▶ Material:
· · · · · · ·

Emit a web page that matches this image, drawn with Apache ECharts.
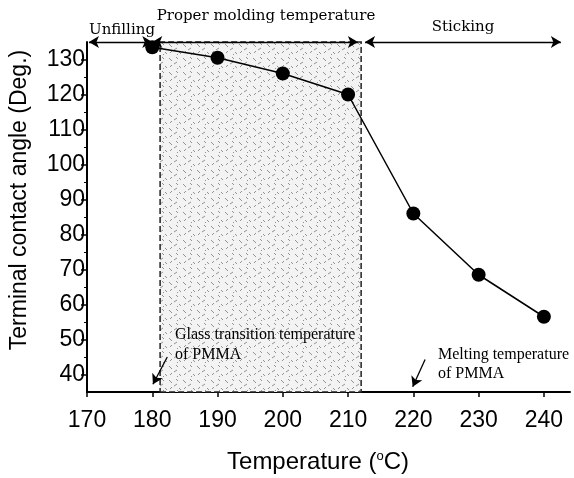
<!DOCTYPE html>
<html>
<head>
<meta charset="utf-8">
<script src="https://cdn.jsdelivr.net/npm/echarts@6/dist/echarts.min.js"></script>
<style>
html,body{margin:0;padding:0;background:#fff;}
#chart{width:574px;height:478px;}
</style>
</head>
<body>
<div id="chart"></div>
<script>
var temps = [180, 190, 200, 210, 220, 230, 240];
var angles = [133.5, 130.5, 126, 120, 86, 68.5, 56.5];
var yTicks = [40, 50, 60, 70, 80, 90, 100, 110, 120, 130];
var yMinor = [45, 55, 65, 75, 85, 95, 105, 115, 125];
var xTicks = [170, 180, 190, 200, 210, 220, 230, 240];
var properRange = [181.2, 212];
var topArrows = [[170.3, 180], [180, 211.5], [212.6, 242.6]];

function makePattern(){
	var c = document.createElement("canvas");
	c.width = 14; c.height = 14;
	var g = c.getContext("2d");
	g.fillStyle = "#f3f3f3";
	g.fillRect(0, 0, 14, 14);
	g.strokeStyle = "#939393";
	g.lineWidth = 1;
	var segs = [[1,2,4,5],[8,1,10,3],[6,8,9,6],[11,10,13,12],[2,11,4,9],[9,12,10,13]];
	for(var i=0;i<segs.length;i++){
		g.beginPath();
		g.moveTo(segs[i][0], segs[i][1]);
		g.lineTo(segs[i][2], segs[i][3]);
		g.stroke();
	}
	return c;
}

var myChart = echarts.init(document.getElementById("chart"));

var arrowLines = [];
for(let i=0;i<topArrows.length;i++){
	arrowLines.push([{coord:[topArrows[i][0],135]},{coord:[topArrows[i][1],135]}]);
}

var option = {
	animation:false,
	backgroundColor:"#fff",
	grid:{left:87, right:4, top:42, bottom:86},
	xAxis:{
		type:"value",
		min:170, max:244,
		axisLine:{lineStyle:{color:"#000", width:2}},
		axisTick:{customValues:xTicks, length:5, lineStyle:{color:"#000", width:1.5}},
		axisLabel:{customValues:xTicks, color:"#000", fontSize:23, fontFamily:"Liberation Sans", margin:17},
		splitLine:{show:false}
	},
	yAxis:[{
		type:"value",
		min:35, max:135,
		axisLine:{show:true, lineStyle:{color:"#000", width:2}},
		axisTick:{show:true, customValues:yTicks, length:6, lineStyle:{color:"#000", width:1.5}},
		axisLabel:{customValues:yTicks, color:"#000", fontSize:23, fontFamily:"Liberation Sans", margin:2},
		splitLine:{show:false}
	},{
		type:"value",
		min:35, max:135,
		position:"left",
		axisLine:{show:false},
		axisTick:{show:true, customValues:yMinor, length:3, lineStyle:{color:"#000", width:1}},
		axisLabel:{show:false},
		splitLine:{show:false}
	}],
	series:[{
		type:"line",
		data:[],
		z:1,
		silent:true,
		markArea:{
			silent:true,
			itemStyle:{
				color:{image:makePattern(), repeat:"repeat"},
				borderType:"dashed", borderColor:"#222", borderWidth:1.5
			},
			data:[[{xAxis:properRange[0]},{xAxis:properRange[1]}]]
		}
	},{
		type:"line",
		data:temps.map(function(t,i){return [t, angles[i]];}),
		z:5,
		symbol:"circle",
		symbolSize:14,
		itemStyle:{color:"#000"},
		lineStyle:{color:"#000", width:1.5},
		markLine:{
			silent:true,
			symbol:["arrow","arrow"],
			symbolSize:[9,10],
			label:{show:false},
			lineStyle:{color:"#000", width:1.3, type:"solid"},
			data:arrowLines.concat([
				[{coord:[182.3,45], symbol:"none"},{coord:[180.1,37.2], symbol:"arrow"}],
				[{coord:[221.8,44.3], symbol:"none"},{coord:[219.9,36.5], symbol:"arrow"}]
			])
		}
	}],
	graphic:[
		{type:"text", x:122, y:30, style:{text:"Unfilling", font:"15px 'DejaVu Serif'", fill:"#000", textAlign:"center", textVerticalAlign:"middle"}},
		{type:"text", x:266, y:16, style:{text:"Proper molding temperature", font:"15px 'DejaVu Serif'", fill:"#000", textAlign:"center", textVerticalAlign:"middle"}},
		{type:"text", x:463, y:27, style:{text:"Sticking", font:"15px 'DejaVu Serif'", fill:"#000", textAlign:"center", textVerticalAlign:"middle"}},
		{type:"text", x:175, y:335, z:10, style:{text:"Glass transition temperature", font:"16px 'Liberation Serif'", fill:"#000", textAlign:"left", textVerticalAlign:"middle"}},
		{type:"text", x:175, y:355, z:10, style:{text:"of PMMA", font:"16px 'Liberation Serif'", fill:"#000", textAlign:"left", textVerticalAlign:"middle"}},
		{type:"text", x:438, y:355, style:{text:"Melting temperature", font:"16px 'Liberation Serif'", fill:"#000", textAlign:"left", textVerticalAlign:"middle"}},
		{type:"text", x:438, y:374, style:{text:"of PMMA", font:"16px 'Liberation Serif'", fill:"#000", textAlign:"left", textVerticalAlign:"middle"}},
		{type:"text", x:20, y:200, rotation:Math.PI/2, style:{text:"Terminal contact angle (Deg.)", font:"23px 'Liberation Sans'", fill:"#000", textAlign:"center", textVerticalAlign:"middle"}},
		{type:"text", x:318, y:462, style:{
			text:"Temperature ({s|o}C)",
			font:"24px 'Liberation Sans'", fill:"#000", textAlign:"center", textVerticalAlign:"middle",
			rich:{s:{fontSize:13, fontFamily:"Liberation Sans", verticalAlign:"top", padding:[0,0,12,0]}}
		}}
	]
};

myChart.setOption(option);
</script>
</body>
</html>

· · · · · · ·

▶ Instructions to follow: Write the material out again exactly as it appears, dropping the pictures.

▶ Full solution:
Emit a web page that matches this image, drawn with Apache ECharts.
<!DOCTYPE html>
<html>
<head>
<meta charset="utf-8">
<script src="https://cdn.jsdelivr.net/npm/echarts@6/dist/echarts.min.js"></script>
<style>
html,body{margin:0;padding:0;background:#fff;}
#chart{width:574px;height:478px;}
</style>
</head>
<body>
<div id="chart"></div>
<script>
var temps = [180, 190, 200, 210, 220, 230, 240];
var angles = [133.5, 130.5, 126, 120, 86, 68.5, 56.5];
var yTicks = [40, 50, 60, 70, 80, 90, 100, 110, 120, 130];
var yMinor = [45, 55, 65, 75, 85, 95, 105, 115, 125];
var xTicks = [170, 180, 190, 200, 210, 220, 230, 240];
var properRange = [181.2, 212];
var topArrows = [[170.3, 180], [180, 211.5], [212.6, 242.6]];

function makePattern(){
	var c = document.createElement("canvas");
	c.width = 14; c.height = 14;
	var g = c.getContext("2d");
	g.fillStyle = "#f3f3f3";
	g.fillRect(0, 0, 14, 14);
	g.strokeStyle = "#939393";
	g.lineWidth = 1;
	var segs = [[1,2,4,5],[8,1,10,3],[6,8,9,6],[11,10,13,12],[2,11,4,9],[9,12,10,13]];
	for(var i=0;i<segs.length;i++){
		g.beginPath();
		g.moveTo(segs[i][0], segs[i][1]);
		g.lineTo(segs[i][2], segs[i][3]);
		g.stroke();
	}
	return c;
}

var myChart = echarts.init(document.getElementById("chart"));

var arrowLines = [];
for(let i=0;i<topArrows.length;i++){
	arrowLines.push([{coord:[topArrows[i][0],135]},{coord:[topArrows[i][1],135]}]);
}

var option = {
	animation:false,
	backgroundColor:"#fff",
	grid:{left:87, right:4, top:42, bottom:86},
	xAxis:{
		type:"value",
		min:170, max:244,
		axisLine:{lineStyle:{color:"#000", width:2}},
		axisTick:{customValues:xTicks, length:5, lineStyle:{color:"#000", width:1.5}},
		axisLabel:{customValues:xTicks, color:"#000", fontSize:23, fontFamily:"Liberation Sans", margin:17},
		splitLine:{show:false}
	},
	yAxis:[{
		type:"value",
		min:35, max:135,
		axisLine:{show:true, lineStyle:{color:"#000", width:2}},
		axisTick:{show:true, customValues:yTicks, length:6, lineStyle:{color:"#000", width:1.5}},
		axisLabel:{customValues:yTicks, color:"#000", fontSize:23, fontFamily:"Liberation Sans", margin:2},
		splitLine:{show:false}
	},{
		type:"value",
		min:35, max:135,
		position:"left",
		axisLine:{show:false},
		axisTick:{show:true, customValues:yMinor, length:3, lineStyle:{color:"#000", width:1}},
		axisLabel:{show:false},
		splitLine:{show:false}
	}],
	series:[{
		type:"line",
		data:[],
		z:1,
		silent:true,
		markArea:{
			silent:true,
			itemStyle:{
				color:{image:makePattern(), repeat:"repeat"},
				borderType:"dashed", borderColor:"#222", borderWidth:1.5
			},
			data:[[{xAxis:properRange[0]},{xAxis:properRange[1]}]]
		}
	},{
		type:"line",
		data:temps.map(function(t,i){return [t, angles[i]];}),
		z:5,
		symbol:"circle",
		symbolSize:14,
		itemStyle:{color:"#000"},
		lineStyle:{color:"#000", width:1.5},
		markLine:{
			silent:true,
			symbol:["arrow","arrow"],
			symbolSize:[9,10],
			label:{show:false},
			lineStyle:{color:"#000", width:1.3, type:"solid"},
			data:arrowLines.concat([
				[{coord:[182.3,45], symbol:"none"},{coord:[180.1,37.2], symbol:"arrow"}],
				[{coord:[221.8,44.3], symbol:"none"},{coord:[219.9,36.5], symbol:"arrow"}]
			])
		}
	}],
	graphic:[
		{type:"text", x:122, y:30, style:{text:"Unfilling", font:"15px 'DejaVu Serif'", fill:"#000", textAlign:"center", textVerticalAlign:"middle"}},
		{type:"text", x:266, y:16, style:{text:"Proper molding temperature", font:"15px 'DejaVu Serif'", fill:"#000", textAlign:"center", textVerticalAlign:"middle"}},
		{type:"text", x:463, y:27, style:{text:"Sticking", font:"15px 'DejaVu Serif'", fill:"#000", textAlign:"center", textVerticalAlign:"middle"}},
		{type:"text", x:175, y:335, z:10, style:{text:"Glass transition temperature", font:"16px 'Liberation Serif'", fill:"#000", textAlign:"left", textVerticalAlign:"middle"}},
		{type:"text", x:175, y:355, z:10, style:{text:"of PMMA", font:"16px 'Liberation Serif'", fill:"#000", textAlign:"left", textVerticalAlign:"middle"}},
		{type:"text", x:438, y:355, style:{text:"Melting temperature", font:"16px 'Liberation Serif'", fill:"#000", textAlign:"left", textVerticalAlign:"middle"}},
		{type:"text", x:438, y:374, style:{text:"of PMMA", font:"16px 'Liberation Serif'", fill:"#000", textAlign:"left", textVerticalAlign:"middle"}},
		{type:"text", x:20, y:200, rotation:Math.PI/2, style:{text:"Terminal contact angle (Deg.)", font:"23px 'Liberation Sans'", fill:"#000", textAlign:"center", textVerticalAlign:"middle"}},
		{type:"text", x:318, y:462, style:{
			text:"Temperature ({s|o}C)",
			font:"24px 'Liberation Sans'", fill:"#000", textAlign:"center", textVerticalAlign:"middle",
			rich:{s:{fontSize:13, fontFamily:"Liberation Sans", verticalAlign:"top", padding:[0,0,12,0]}}
		}}
	]
};

myChart.setOption(option);
</script>
</body>
</html>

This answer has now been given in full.